Final briefs filed as North Carolina Supreme Court prepares to hear arguments in school funding case
(The Center Square) – Parties in North Carolina’s decades-long Leandro school funding lawsuit have filed final briefs in the case ahead of oral arguments at the state Supreme Court scheduled for…
(The Center Square) – Parties in North Carolina’s decades-long Leandro school funding lawsuit have filed final briefs in the case ahead of oral arguments at the state Supreme Court scheduled for later this month.
Friday was the deadline for briefs in the case, which centers on whether a trial judge can order the state to spend $785 million to fund a Leandro school spending plan. Justices will also decide if a judge can order the money to be transferred from the state treasury without approval from the General Assembly.
“The central question before this Court is: when ongoing violations of fundamental constitutional rights have been established, does the judiciary have any authority — after 17 years — to order a remedy, or must it bow to legislative inaction and recalcitrance?” attorney Melanie Black Dubis, who represents the plaintiffs, argued in a 27-page final brief filed Friday.
Dubis contends Republicans in the General Assembly — intervenor defendants — are “mischaracterizing the legal posture of the case.”
“This is not a case about whether the legislative or executive branch has the ‘power of the purse,'” she wrote. “This case is about the role of the Court when the State is violating the fundamental constitutional rights of North Carolina’s children.
“After seventeen years, the time has come for this Court to tell the children if their constitutional right to the opportunity to receive a sound basic education in a public school actually means something, or if it is just a promise ‘made to the ear but intended to be broken in the heart.'”
North Carolina Senior Deputy Attorney Amar Majmundar and intervenors identified as the Lawyers’ Committee for Civil Rights Under Law also submitted briefs asking justices to uphold the money transfer, alleging the move does not violate the constitution’s separation of powers and appropriations clauses, as lawmakers and the state controller have argued.
“Our Constitution also includes an entire education section, which further requires the General Assembly to raise revenue to pay for a uniform public school system and to devote additional state funds from court fees and civil penalties to public schools,” Majmundar wrote. “This Court has held that those provisions require the State, at a minimum, to provide all North Carolinians the opportunity to obtain a sound basic education.”
“The Court has made clear — in this case, as well as several others — that the judiciary has the authority to interpret rights and obligations due under the Constitution, and it can, indeed must, enforce constitutional rights when they are abridged — without interference from the legislature,” wrote Christopher Brook, with the lawyers’ committee.
Republican lawmakers represented by attorney Matthew Tilly countered in a reply brief that “plaintiffs ask this court to affirm a statewide remedy despite the absence of a valid finding – or even allegations – of a statewide violation.”

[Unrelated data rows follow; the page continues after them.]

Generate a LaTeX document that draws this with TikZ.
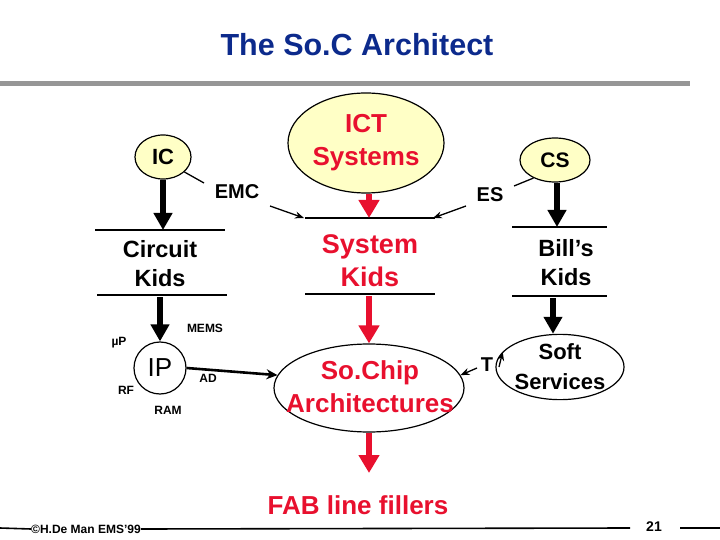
\documentclass[tikz,border=0pt]{standalone}
\usepackage{fontspec}
\setmainfont{Liberation Sans}
\usetikzlibrary{arrows.meta,shapes.geometric}
\definecolor{sred}{RGB}{232,16,46}
\definecolor{syel}{RGB}{255,255,198}
\definecolor{sblue}{RGB}{12,42,140}
\definecolor{sgray}{RGB}{150,150,150}
\tikzset{
  bubble/.style={ellipse,draw=black,line width=1.2pt,inner sep=0pt},
  yb/.style={bubble,fill=syel},
  bigtxt/.style={font=\bfseries\fontsize{23.5}{29}\selectfont,align=center,inner sep=0pt},
  redtxt/.style={font=\bfseries\fontsize{26}{33}\selectfont,align=center,inner sep=0pt,text=sred},
  midtxt/.style={font=\bfseries\fontsize{20}{24}\selectfont,inner sep=0pt},
  smalltxt/.style={font=\bfseries\fontsize{12}{14}\selectfont,inner sep=0pt},
  bar/.style={line width=1.6pt},
  blkarrow/.style={line width=5.5pt,-{Triangle[width=18pt,length=17pt]}},
  redarrow/.style={sred,line width=6.5pt,-{Triangle[width=20pt,length=18pt]}},
  thinarrow/.style={line width=1.3pt,-{Stealth[width=7pt,length=9pt]}},
  medarrow/.style={line width=2.6pt,-{Stealth[width=10pt,length=11pt]}},
}
\begin{document}
\begin{tikzpicture}[x=1pt,y=-1pt]
\useasboundingbox (0,0) rectangle (720,540);
% title
\node[text=sblue,font=\bfseries\fontsize{30.5}{34}\selectfont,inner sep=0pt] (title) at (357,45) {The So.C Architect};
\draw[sgray,line width=5pt] (0,84) -- (690,84);
% top bubbles
\node[yb,minimum width=56pt,minimum height=44pt,font=\bfseries\fontsize{22}{26}\selectfont] (ic) at (163,157) {IC};
\node[yb,minimum width=156pt,minimum height=100pt,redtxt] (ict) at (366,143) {ICT\\Systems};
\node[yb,minimum width=70pt,minimum height=44pt,font=\bfseries\fontsize{21}{26}\selectfont] (cs) at (555,160) {CS};
% labels
\node[midtxt] (emc) at (237,192) {EMC};
\node[midtxt] (es) at (490,195) {ES};
\draw[line width=1.3pt] (ic.-35) -- (204,183);
\draw[line width=1.3pt] (cs.-140) -- (514,186);
% kids bars
\coordinate (ckt) at (160,230); \coordinate (ckb) at (160,295);
\draw[bar] (95,230) -- (225,230);
\draw[bar] (97,295) -- (227,295);
\node[bigtxt] (circuit) at (160,264) {Circuit\\Kids};
\coordinate (skt) at (369,218); \coordinate (skb) at (369,294);
\draw[bar] (305,218) -- (435,218);
\draw[bar] (305,294) -- (435,294);
\node[redtxt,font=\bfseries\fontsize{27}{33}\selectfont] (system) at (370,261) {System\\Kids};
\coordinate (bkt) at (557,227); \coordinate (bkb) at (553,296);
\draw[bar] (512,227) -- (607,227);
\draw[bar] (512,296) -- (607,296);
\node[bigtxt] (bills) at (566,263) {Bill’s\\Kids};
% arrows into kids
\draw[blkarrow] (ic.south) -- (ic.south |- ckt);
\draw[blkarrow] (cs.south -| bkt) -- (bkt);
\draw[redarrow] (ict.south -| skt) -- (skt);
\coordinate (emcs) at (270,206); \coordinate (emce) at (304,218);
\coordinate (ess) at (466,206); \coordinate (ese) at (433,218);
\draw[thinarrow] (emcs) -- (emce);
\draw[thinarrow] (ess) -- (ese);
% IP
\node[circle,draw,line width=1.2pt,minimum size=52pt,inner sep=0pt,font=\fontsize{26}{30}\selectfont] (ip) at (160,368) {IP};
\draw[blkarrow] (ckb |- 0,297) -- (ip.north);
\node[smalltxt] (mems) at (205,328) {MEMS};
\node[smalltxt] (mup) at (119,343) {µP};
\node[smalltxt] (rf) at (126,390) {RF};
\node[smalltxt] (ram) at (168,410) {RAM};
\node[smalltxt] (ad) at (208,378) {AD};
% SoChip
\node[bubble,minimum width=190pt,minimum height=88pt] (sochip) at (369,388) {};
\node[redtxt] (sochiptxt) at (370,387) {So.Chip\\Architectures};
\draw[medarrow] (ip.east) -- (sochip.172);
\draw[redarrow] (skb |- 0,296) -- (sochip.north);
% Soft services
\node[bubble,minimum width=104pt,minimum height=64pt,font=\bfseries\fontsize{22}{30}\selectfont,align=center] (soft) at (560,367) {Soft\\Services};
\draw[blkarrow] (bkb |- 0,298) -- (bkb |- soft.north);
\node[midtxt] (t) at (487,365) {T};
\coordinate (t1) at (477,368); \coordinate (t2) at (499,367);
\draw[thinarrow] (t1) -- (sochip.8);
\draw[thinarrow] (t2) -- (soft.165);
% FAB
\node[redtxt] (fab) at (358,505) {FAB line fillers};
\draw[redarrow] (sochip.south) -- (369,473);
% footer
\node[font=\bfseries\fontsize{12}{14}\selectfont,inner sep=0pt] (copy) at (86,529) {©H.De Man EMS’99};
\node[font=\bfseries\fontsize{14}{16}\selectfont,inner sep=0pt] (pg) at (654,527) {21};
\draw[line width=1.6pt] (0,528) -- (copy.west);
\draw[line width=1.6pt] (copy.east) -- (630,528);
\draw[line width=1.6pt] (680,528) -- (720,528);
\end{tikzpicture}
\end{document}
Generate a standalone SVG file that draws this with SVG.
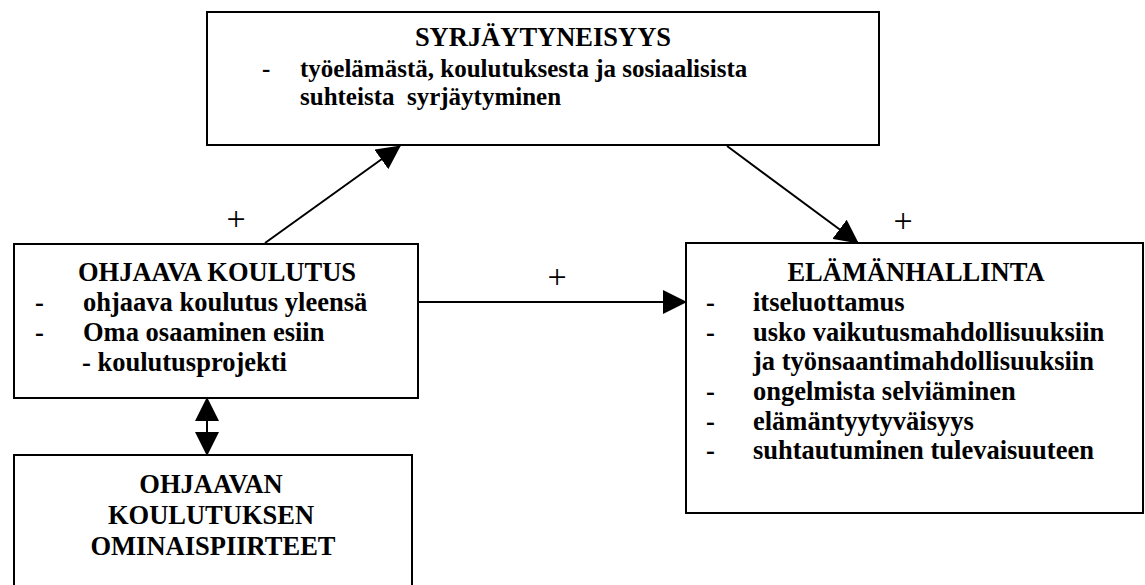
<svg xmlns="http://www.w3.org/2000/svg" width="1145" height="585" viewBox="0 0 1145 585">
<style>
.box{fill:#fff;stroke:#000;stroke-width:2}
.t{font-family:"Liberation Serif","Times New Roman",serif;font-weight:bold;font-size:26.5px;fill:#000}
.s{font-size:25px}
.c{text-anchor:middle}
.plus{font-family:"Liberation Serif","Times New Roman",serif;font-size:34px;fill:#000;text-anchor:middle}
.ln{stroke:#000;stroke-width:2;fill:none}
</style>
<defs>
<marker id="ah" markerUnits="userSpaceOnUse" markerWidth="26" markerHeight="24" refX="23" refY="12" orient="auto-start-reverse" viewBox="0 0 26 24">
<path d="M0,0 L24,12 L0,24 Z" fill="#000"/>
</marker>
</defs>
<rect width="1145" height="585" fill="#fff"/>
<g id="syrjaytyneisyys">
<rect class="box" x="207" y="12" width="672" height="133"/>
<text class="t c" x="543" y="46">SYRJÄYTYNEISYYS</text>
<text class="t s" x="262" y="77">-</text>
<text class="t s" x="300" y="77">työelämästä, koulutuksesta ja sosiaalisista</text>
<text class="t s" x="300" y="105" xml:space="preserve">suhteista  syrjäytyminen</text>
</g>
<g id="ohjaava-koulutus">
<rect class="box" x="14" y="244" width="404" height="154"/>
<text class="t c" x="217" y="281">OHJAAVA KOULUTUS</text>
<text class="t" x="35" y="311">-</text>
<text class="t" x="83" y="311">ohjaava koulutus yleensä</text>
<text class="t" x="35" y="341">-</text>
<text class="t" x="83" y="341">Oma osaaminen esiin</text>
<text class="t" x="82" y="371">- koulutusprojekti</text>
</g>
<g id="ominaispiirteet">
<rect class="box" x="14" y="455" width="398" height="140"/>
<text class="t c" x="211" y="493">OHJAAVAN</text>
<text class="t c" x="211" y="524">KOULUTUKSEN</text>
<text class="t c" x="213" y="555">OMINAISPIIRTEET</text>
</g>
<g id="elamanhallinta">
<rect class="box" x="686" y="243" width="457" height="270"/>
<text class="t c" x="916" y="281">ELÄMÄNHALLINTA</text>
<text class="t" x="706" y="311">-</text>
<text class="t" x="753" y="311">itseluottamus</text>
<text class="t" x="706" y="341">-</text>
<text class="t" x="753" y="341">usko vaikutusmahdollisuuksiin</text>
<text class="t" x="753" y="370">ja työnsaantimahdollisuuksiin</text>
<text class="t" x="706" y="400">-</text>
<text class="t" x="753" y="400">ongelmista selviäminen</text>
<text class="t" x="706" y="430">-</text>
<text class="t" x="753" y="430">elämäntyytyväisyys</text>
<text class="t" x="706" y="459">-</text>
<text class="t" x="753" y="459">suhtautuminen tulevaisuuteen</text>
</g>
<g id="connectors">
<line class="ln" x1="265" y1="243" x2="400" y2="146" marker-end="url(#ah)"/>
<line class="ln" x1="727" y1="146" x2="858" y2="243" marker-end="url(#ah)"/>
<line class="ln" x1="418" y1="302" x2="686" y2="302" marker-end="url(#ah)"/>
<line class="ln" x1="207" y1="398" x2="207" y2="455" marker-start="url(#ah)" marker-end="url(#ah)"/>
<text class="plus" x="236" y="230">+</text>
<text class="plus" x="903" y="232">+</text>
<text class="plus" x="557" y="288">+</text>
</g>
</svg>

Tilly cited the Supreme Court’s 2004 decision known as Leandro II to argue education spending mandates apply only to Hoke County, not the entire state.
“Plaintiffs, Plaintiff-Intervenors, and the Executive Branch agencies represented by the Department of Justice (DOJ) simply refuse to accept that this Court’s decision in Leandro II limited the one-and-only ‘Liability Judgment’ entered after the one-and-only trial in this matter—and any mandates that flow from them—to just Hoke County,” Tilly wrote. “They also ignore that Leandro II upheld the trial court’s findings that the ‘bulk of the core’ of the State’s educational delivery system, including its ‘funding allocation systems,’ met constitutional standards.
“Instead, Plaintiffs and DOJ persistently try to recast both this Court’s decision in Leandro II and the trial court’s subsequent remedial proceedings to suggest that they somehow, at some unidentified point in time, resulted in a judgment establishing a statewide violation that might support the trial court’s imposition of the Comprehensive Remedial Plan (CRP) and its orders requiring the State to pay for it.”
Tilly noted that attorneys for the plaintiffs and intervenors supporting them do not agree on when or how that alleged judgment occurred.